Up 「業績評価」の問題の核心を外してしまう 作成: 2009-04-19
更新: 2009-04-19


    国立大学は,教員構成を「個の多様性の実現」と重ねて考えてきた。
    個をベクトルに喩えれば,多様な方向のベクトルを揃えるということである。

    「改革」施策の「業績評価」は,各ベクトルに対し,「改革」施策に添う方向成分を計測しようとする。
    多様な方向のベクトルに対してこの「業績評価」を行えば,ゼロやマイナスの値も出てくる。 ゼロやマイナスの値は,おどろくことではなく,あたりまえのことである。

    「業績評価」の問題の核心は,つぎの2点である:
    1. 国立大学の教員構成が「多様な方向のベクトルを揃える」であることを,理解しない者がいる。
    2. 「業績評価」が,「多様な方向のベクトルに対して,一つの方向の成分を計測する」であることを,理解しない者がいる。
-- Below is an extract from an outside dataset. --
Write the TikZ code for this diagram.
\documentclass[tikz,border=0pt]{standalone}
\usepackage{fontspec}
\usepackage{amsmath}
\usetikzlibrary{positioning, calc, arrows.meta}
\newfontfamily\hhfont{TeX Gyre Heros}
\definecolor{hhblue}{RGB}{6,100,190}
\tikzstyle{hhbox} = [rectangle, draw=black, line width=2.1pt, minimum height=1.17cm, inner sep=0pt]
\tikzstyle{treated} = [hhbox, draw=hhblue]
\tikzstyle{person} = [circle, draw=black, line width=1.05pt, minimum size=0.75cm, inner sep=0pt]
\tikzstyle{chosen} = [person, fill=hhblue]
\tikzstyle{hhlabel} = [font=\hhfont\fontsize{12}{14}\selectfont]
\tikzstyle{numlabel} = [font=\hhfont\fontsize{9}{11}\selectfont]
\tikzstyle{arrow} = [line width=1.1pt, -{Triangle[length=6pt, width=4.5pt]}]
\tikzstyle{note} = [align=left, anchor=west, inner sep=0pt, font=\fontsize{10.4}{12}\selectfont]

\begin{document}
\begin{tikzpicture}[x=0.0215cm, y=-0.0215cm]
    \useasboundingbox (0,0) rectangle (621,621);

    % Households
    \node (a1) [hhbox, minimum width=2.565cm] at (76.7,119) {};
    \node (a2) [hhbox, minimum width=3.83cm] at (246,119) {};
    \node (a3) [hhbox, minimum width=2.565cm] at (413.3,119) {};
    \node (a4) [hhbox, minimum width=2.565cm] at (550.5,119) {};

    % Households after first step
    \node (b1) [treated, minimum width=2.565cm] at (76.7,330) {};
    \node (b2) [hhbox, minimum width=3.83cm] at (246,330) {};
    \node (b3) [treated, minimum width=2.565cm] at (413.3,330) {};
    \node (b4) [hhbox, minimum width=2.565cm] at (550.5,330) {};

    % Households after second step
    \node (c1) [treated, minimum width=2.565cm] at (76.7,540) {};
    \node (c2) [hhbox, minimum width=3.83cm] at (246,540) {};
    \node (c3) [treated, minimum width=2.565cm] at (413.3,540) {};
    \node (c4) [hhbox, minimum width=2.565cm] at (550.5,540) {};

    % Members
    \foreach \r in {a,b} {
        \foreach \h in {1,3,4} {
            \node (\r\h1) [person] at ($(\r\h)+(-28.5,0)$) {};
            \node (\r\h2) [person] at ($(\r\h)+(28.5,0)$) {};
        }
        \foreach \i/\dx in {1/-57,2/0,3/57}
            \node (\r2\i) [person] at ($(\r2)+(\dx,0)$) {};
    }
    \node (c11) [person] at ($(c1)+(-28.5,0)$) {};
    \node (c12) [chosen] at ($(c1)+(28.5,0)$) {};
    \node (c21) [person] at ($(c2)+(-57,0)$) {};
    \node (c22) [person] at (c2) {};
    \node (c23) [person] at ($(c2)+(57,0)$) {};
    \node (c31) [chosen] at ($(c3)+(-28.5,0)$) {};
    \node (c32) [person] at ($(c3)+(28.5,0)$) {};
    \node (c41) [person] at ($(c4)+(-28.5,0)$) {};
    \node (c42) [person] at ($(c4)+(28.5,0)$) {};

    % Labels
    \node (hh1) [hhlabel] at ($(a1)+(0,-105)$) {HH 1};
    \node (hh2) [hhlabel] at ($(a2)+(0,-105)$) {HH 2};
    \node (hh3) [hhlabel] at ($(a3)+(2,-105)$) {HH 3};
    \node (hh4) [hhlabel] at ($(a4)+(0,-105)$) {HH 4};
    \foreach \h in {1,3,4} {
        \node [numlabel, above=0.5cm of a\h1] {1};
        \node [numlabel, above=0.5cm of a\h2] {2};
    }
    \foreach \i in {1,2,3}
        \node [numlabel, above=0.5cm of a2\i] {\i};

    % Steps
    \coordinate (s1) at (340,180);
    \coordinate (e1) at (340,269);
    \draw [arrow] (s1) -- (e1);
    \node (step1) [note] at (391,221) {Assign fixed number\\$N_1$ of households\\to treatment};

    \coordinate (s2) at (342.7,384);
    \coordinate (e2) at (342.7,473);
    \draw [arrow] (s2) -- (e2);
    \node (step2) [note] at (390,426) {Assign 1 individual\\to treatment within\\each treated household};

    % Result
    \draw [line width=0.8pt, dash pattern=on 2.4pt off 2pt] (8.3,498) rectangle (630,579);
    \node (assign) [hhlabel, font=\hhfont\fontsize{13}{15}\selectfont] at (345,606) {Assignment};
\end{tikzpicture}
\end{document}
    したがって「業績評価」の問題は,詰まるところ,教育の問題である。
    Aは,「国立大学」の意味が学ばれていないという問題。
    Bは,ベクトル (高校数学の一主題) が学ばれていないという問題。

    A,Bを理解しない者は,つぎの2タイプの者に進む:
    1. 評価の値が低い者は,怠け者である。したがって,発奮させ,働くように仕向けねばならない。」というイデオロギーをもつ。
    2. 評価の値が低い者は,弱者である。したがって,守ってやらねばならない。」というイデオロギーをもつ。
    そして,「業績評価」の問題の核心を外しているということでより厄介なのは,後者の方である。

    かわいそうな障害者を守ろう」「障害の姿が外に露わにならないように,隠してあげよう」「横一線に手を繋いで,だれが障害者であるかわからないようにしよう」を言う人道主義者が,最も直接的に障害者差別をしていることになる。(「個の多様性」論は「障害者」論と同型)
    同様に,「業績評価」に対し「評価の値が低い者は,弱者である。したがって,守ってやらねばならない。」を言う者が,最も「業績評価」を信じている者ということになる。